**Exercise**
Scan the data for "matplotlib" and copy the lines it appears in.

**Stored data**
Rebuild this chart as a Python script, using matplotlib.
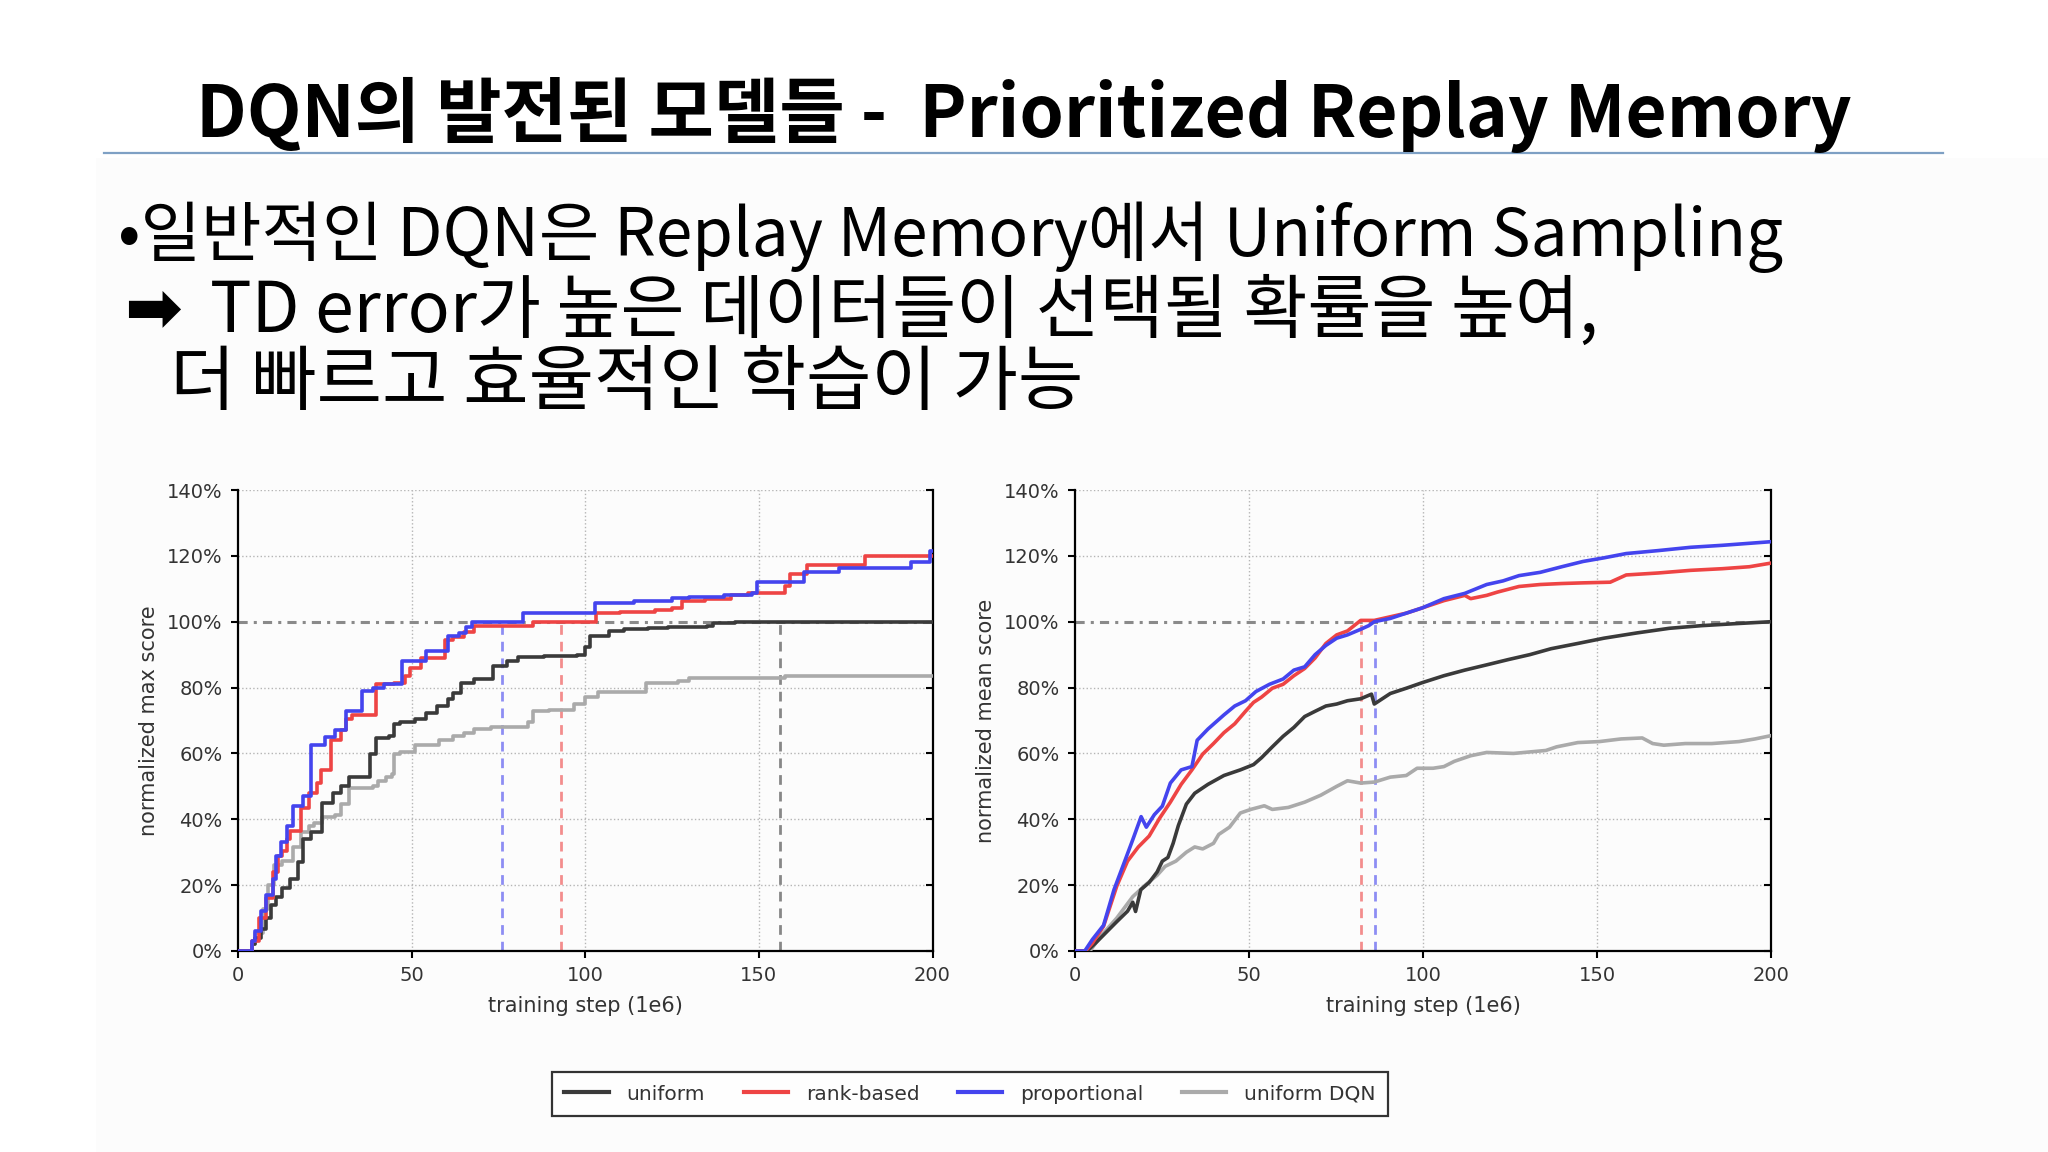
import matplotlib
matplotlib.use("Agg")
import matplotlib.pyplot as plt
from matplotlib.patches import Rectangle
from matplotlib.lines import Line2D

plt.rcParams['font.family'] = ['DejaVu Sans']

W, H = 2048, 1152

# ---------------- data ----------------
title_text = "DQN의 발전된 모델들 -  Prioritized Replay Memory"
body_line1 = "•일반적인 DQN은 Replay Memory에서 Uniform Sampling"
body_arrow = "➡"
body_line2 = "TD error가 높은 데이터들이 선택될 확률을 높여,"
body_line3 = "더 빠르고 효율적인 학습이 가능"

series_names = ["uniform", "rank-based", "proportional", "uniform DQN"]
series_colors = ["#3a3a3a", "#ee4444", "#4444ee", "#aaaaaa"]

x_ticks = [0, 50, 100, 150, 200]
y_ticks = [0, 20, 40, 60, 80, 100, 120, 140]
y_tick_labels = ["0%", "20%", "40%", "60%", "80%", "100%", "120%", "140%"]

# left panel: normalized max score (step curves, value holds from x onward)
max_uniform_x = [0, 2, 4, 5, 6.5, 8, 9.6, 11, 12.6, 15, 17.3, 18.8, 21, 24.2, 27.3, 29.6, 32, 38, 39.6,
                 43.5, 45, 46.6, 51, 54, 57.4, 60.4, 62, 64.3, 68, 73.5, 77.4, 80.5, 88, 97.5, 99.8,
                 101.3, 106.7, 111.3, 118, 123.7, 135, 136.8, 143, 200]
max_uniform_y = [0, 0, 2, 4, 6.7, 10, 14, 16.5, 19, 22, 27, 34, 36, 45, 48, 50, 52.8, 59.8, 64.7,
                 65.2, 69, 69.6, 70.6, 72.3, 74.4, 76.6, 78.2, 81.5, 82.6, 86.6, 88, 89.3, 89.6, 90, 92.3,
                 95.6, 97.2, 97.7, 98, 98.3, 98.8, 99.7, 100, 100]

max_rank_x = [0, 2, 4, 6, 8, 10, 11.5, 12.6, 14, 15, 18, 20.4, 22.7, 24, 26.8, 29.6, 31, 32.7, 39.6,
              45, 48, 49.6, 52.7, 59.7, 62, 65, 68, 85, 103, 110, 120, 125, 128, 134.5, 142, 147,
              157.6, 159, 163.8, 180.7, 200]
max_rank_y = [0, 0, 3, 10, 16, 24, 29, 30.5, 34, 36.5, 43.5, 48, 51, 55, 64, 67, 70.6, 71.7, 81,
              81.5, 83.6, 86, 89, 94.5, 95.5, 97, 98.8, 100, 102.6, 103, 103.6, 104.2, 106.4, 107, 108, 108.6,
              110.7, 114.5, 117.2, 120, 120]

max_prop_x = [0, 2, 4, 5, 6.5, 8, 10, 11, 12.5, 14, 15.7, 18.8, 21, 25, 28, 31, 35.8, 38.9, 42, 47.3,
              54, 60.4, 63.5, 65.8, 67.4, 82, 102.9, 114, 125, 130, 140, 148, 149.5, 163, 173, 193.8,
              199.2, 200]
max_prop_y = [0, 0, 3, 6, 12, 17, 22, 29, 33, 38, 44, 47, 62.5, 65, 67, 73, 79, 80, 81, 88,
              91, 95.6, 96.6, 98.5, 100, 102.6, 105.8, 106.4, 107.2, 107.5, 108.2, 108.6, 112, 115, 116.4, 118,
              121.6, 121.6]

max_dqn_x = [0, 2, 4, 5, 7.2, 8.5, 10.3, 12.6, 15.7, 18, 20.4, 22, 24.2, 28, 29.6, 32, 38.9, 40.4,
             42.7, 44.3, 45, 46.6, 51, 58, 62, 65, 68, 72.8, 83.6, 85, 89.7, 96.7, 99.8, 103.6, 117.5,
             126.8, 129.8, 157.6, 200]
max_dqn_y = [0, 0, 2, 5.6, 12.7, 20, 26, 27.3, 31.6, 36, 38, 39, 40.8, 41.4, 44.6, 49.5, 50, 51.7,
             52.8, 53.8, 59.8, 60.3, 62.5, 64.1, 65.2, 66.3, 67.4, 68, 69.6, 72.8, 73.3, 75, 77, 78.8, 81.5,
             82, 83, 83.6, 83.6]

# right panel: normalized mean score
mean_uniform_x = [0, 3.5, 5.9, 8.9, 12, 15.1, 16.6, 17.4, 18.9, 21.3, 23.6, 25.1, 26.7, 28.2, 29.7, 32,
                  34.4, 38.2, 42.8, 47.5, 51.3, 53.6, 56.7, 59.8, 62.9, 66, 69, 72.1, 75.2, 78.3, 82.1,
                  85.2, 86, 90.6, 95.2, 99.8, 106, 112, 118.3, 124.5, 130.7, 136.8, 144.5, 152, 161.5,
                  170.8, 180, 189.6, 200]
mean_uniform_y = [0, 0, 2.4, 5.6, 8.9, 12.1, 14.8, 12, 18.6, 20.8, 24, 27.3, 28.4, 32.7, 38.1, 44.6,
                  47.9, 50.6, 53.3, 55, 56.6, 58.7, 62, 65.2, 67.9, 71.2, 72.8, 74.4, 75, 76, 76.6,
                  78, 75, 78.2, 79.8, 81.5, 83.6, 85.3, 86.9, 88.5, 90, 91.8, 93.4, 95, 96.6,
                  98, 98.8, 99.4, 100]

mean_rank_x = [0, 3, 5, 8.2, 12, 15.1, 18.2, 21.3, 24.3, 27.4, 30.5, 33.6, 36.7, 39.8, 42.8, 45.9, 49,
               51.3, 53.6, 56.7, 59.8, 62.9, 66, 69, 72.1, 75.2, 78.3, 82.1, 86, 90.6, 95.2, 99.8, 106,
               112, 113.7, 118.3, 121.4, 127.6, 133.7, 139.9, 146, 153.8, 158.4, 167.6, 176.9, 186,
               193.8, 200]
mean_rank_y = [0, 0, 2.4, 7.5, 19.7, 27.3, 31.6, 34.9, 40.3, 45.2, 50.6, 55, 59.8, 63, 66.3, 69, 72.8,
               75.5, 77.1, 79.8, 81, 83.6, 85.8, 89, 93.4, 96, 97.2, 100.4, 100.4, 101.5, 102.6, 104.2, 106.4,
               108, 107, 108, 109, 110.7, 111.3, 111.6, 111.8, 112, 114.2, 114.8, 115.6, 116.1,
               116.7, 117.8]

mean_prop_x = [0, 2.8, 5, 8.2, 11.2, 14.3, 16.6, 19, 20.5, 22.8, 25.1, 27.4, 30.5, 33.6, 35.1, 38.2,
               42.8, 45.9, 49, 52, 55.9, 59.8, 62.9, 66, 69, 72.1, 75.2, 78.3, 82.1, 84.4, 86, 90.6,
               95.2, 99.8, 106, 112, 118.3, 123, 127.6, 133.7, 139.9, 146, 152, 158.4, 167.6, 176.9,
               186, 200]
mean_prop_y = [0, 0, 3.5, 7.8, 18.6, 27.3, 33.8, 40.8, 37.6, 41.4, 44, 51, 55, 56, 64, 67.4,
               71.7, 74.4, 76, 78.8, 81, 82.6, 85.3, 86.3, 90, 92.8, 95, 96, 97.7, 98.8, 100, 101,
               102.6, 104.2, 107, 108.6, 111.3, 112.4, 114, 115, 116.7, 118.3, 119.4, 120.7, 121.6, 122.6,
               123.2, 124.3]

mean_dqn_x = [0, 4.3, 7.4, 12, 16.6, 20.5, 23.6, 25.9, 29, 32, 34.4, 36.7, 39.8, 41.3, 44.4, 47.5, 50.5,
              54.4, 56.7, 61.3, 66, 70.6, 75.2, 78.3, 82.1, 86, 90.6, 95.2, 98.3, 102.9, 106, 109, 113.7,
              118.3, 126, 135.3, 138.4, 144.5, 150.7, 156.9, 163, 166, 169.2, 175.4, 183, 190.8, 195.4,
              200]
mean_dqn_y = [0, 0, 4.5, 10, 16.5, 20.3, 23, 25.7, 27.3, 30, 31.6, 31, 32.7, 35.4, 37.6, 41.9, 43,
              44.1, 43, 43.6, 45.2, 47.3, 50, 51.7, 51, 51.3, 52.8, 53.3, 55.5, 55.5, 56, 57.6, 59.3,
              60.3, 60, 60.9, 62, 63.3, 63.6, 64.4, 64.7, 63, 62.5, 63, 63, 63.6, 64.4,
              65.4]

# threshold marks (training step where 100% is first reached)
max_marks_x = [76, 93, 156]
max_marks_colors = ["#4444ee", "#ee4444", "#3a3a3a"]
mean_marks_x = [82.1, 86.3]
mean_marks_colors = ["#ee4444", "#4444ee"]

# ---------------- figure ----------------
fig = plt.figure(figsize=(W / 100, H / 100), dpi=100)
fig.patch.set_facecolor("white")


def fx(px):
    return px / W


def fy(py):
    return 1 - py / H


# faint slide content background
fig.patches.append(Rectangle((fx(96), 0), 1 - fx(96), fy(158), transform=fig.transFigure,
                             facecolor="#fcfcfc", edgecolor="none", zorder=-10))

# title
title = fig.text(fx(196), fy(137), title_text, fontsize=50, fontweight="bold",
                 family=["Noto Sans CJK KR", "DejaVu Sans"], ha="left", va="baseline", color="black")
fig.add_artist(Line2D([fx(104), fx(1943)], [fy(153), fy(153)], transform=fig.transFigure,
                      color="#7ea0c4", lw=1.6))

t1 = fig.text(fx(118), fy(256), body_line1, fontsize=44, family=["Noto Sans CJK KR", "DejaVu Sans"],
              ha="left", va="baseline", color="black")
ta = fig.text(fx(124), fy(330), body_arrow, fontsize=44, family=["DejaVu Sans"], fontweight="bold",
              ha="left", va="baseline", color="black")
t2 = fig.text(fx(210), fy(332), body_line2, fontsize=44, family=["Noto Sans CJK KR", "DejaVu Sans"],
              ha="left", va="baseline", color="black")
t3 = fig.text(fx(170), fy(404), body_line3, fontsize=44, family=["Noto Sans CJK KR", "DejaVu Sans"],
              ha="left", va="baseline", color="black")

fig.canvas.draw()
rend = fig.canvas.get_renderer()
for t, target in [(title, 1852 - 196), (t1, 1784 - 118), (t2, 1600 - 210), (t3, 1084 - 170), (ta, 182 - 124)]:
    bb = t.get_window_extent(rend)
    t.set_fontsize(t.get_fontsize() * target / bb.width)

label_color = "#333333"


def style_axes(ax, ylabel):
    ax.set_xlim(0, 200)
    ax.set_ylim(0, 140)
    ax.set_facecolor("none")
    ax.set_xticks(x_ticks)
    ax.set_yticks(y_ticks)
    ax.set_yticklabels(y_tick_labels)
    for v in x_ticks[1:-1]:
        ax.axvline(v, color="#b5b5b5", lw=1.0, ls=":", zorder=0)
    for v in y_ticks[1:]:
        if v == 100:
            continue
        ax.axhline(v, color="#b5b5b5", lw=1.0, ls=":", zorder=0)
    ax.axhline(100, color="#8a8a8a", lw=2.2, ls=(0, (3, 2, 1, 2)), zorder=1)
    ax.spines["top"].set_visible(False)
    for s in ["left", "bottom", "right"]:
        ax.spines[s].set_linewidth(1.6)
        ax.spines[s].set_color("black")
    ax.tick_params(axis="both", which="both", labelsize=14, labelcolor=label_color, color="black",
                   width=1.5, length=5, direction="out", pad=6)
    ax.tick_params(axis="y", right=True, labelright=False)
    ax.set_xlabel("training step (1e6)", fontsize=15, color=label_color, labelpad=8)
    ax.set_ylabel(ylabel, fontsize=15, color=label_color, labelpad=6)


ax1 = fig.add_axes([fx(238), fy(951), fx(932.5 - 238), (951 - 490) / H])
ax2 = fig.add_axes([fx(1075), fy(951), fx(1771 - 1075), (951 - 490) / H])

style_axes(ax1, "normalized max score")
style_axes(ax2, "normalized mean score")

lw = 2.6
max_sets = [(max_uniform_x, max_uniform_y), (max_rank_x, max_rank_y), (max_prop_x, max_prop_y),
            (max_dqn_x, max_dqn_y)]
mean_sets = [(mean_uniform_x, mean_uniform_y), (mean_rank_x, mean_rank_y), (mean_prop_x, mean_prop_y),
             (mean_dqn_x, mean_dqn_y)]
order = [3, 0, 1, 2]
handles = [None] * 4
for i in order:
    xs, ys = max_sets[i]
    ax1.plot(xs, ys, drawstyle="steps-post", color=series_colors[i], lw=lw, zorder=3)
    xs, ys = mean_sets[i]
    h, = ax2.plot(xs, ys, color=series_colors[i], lw=lw, zorder=3, label=series_names[i])
    handles[i] = h

for xv, c in zip(max_marks_x, max_marks_colors):
    ax1.plot([xv, xv], [0, 100], color=c, lw=2.0, ls=(0, (3.5, 2.5)), alpha=0.6, zorder=2)
for xv, c in zip(mean_marks_x, mean_marks_colors):
    ax2.plot([xv, xv], [0, 100], color=c, lw=2.0, ls=(0, (3.5, 2.5)), alpha=0.6, zorder=2)

# right-side ticks point inward
for ax in (ax1, ax2):
    for line in ax.yaxis.get_ticklines()[1::2]:
        line.set_marker(0)

leg = fig.legend(handles, series_names, loc="center", bbox_to_anchor=(fx(970), fy(1094)), ncol=4,
                 fontsize=14.5, frameon=True, fancybox=False, handlelength=2.2, handletextpad=0.9,
                 columnspacing=1.9, borderpad=0.6)
leg.get_frame().set_edgecolor("black")
leg.get_frame().set_linewidth(1.6)
for t in leg.get_texts():
    t.set_color(label_color)
for h in leg.legend_handles:
    h.set_linewidth(3)

fig.savefig("out.png", dpi=100, facecolor="white")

**Exercise response**
Rebuild this chart as a Python script, using matplotlib.
import matplotlib
matplotlib.use("Agg")
import matplotlib.pyplot as plt
from matplotlib.patches import Rectangle
from matplotlib.lines import Line2D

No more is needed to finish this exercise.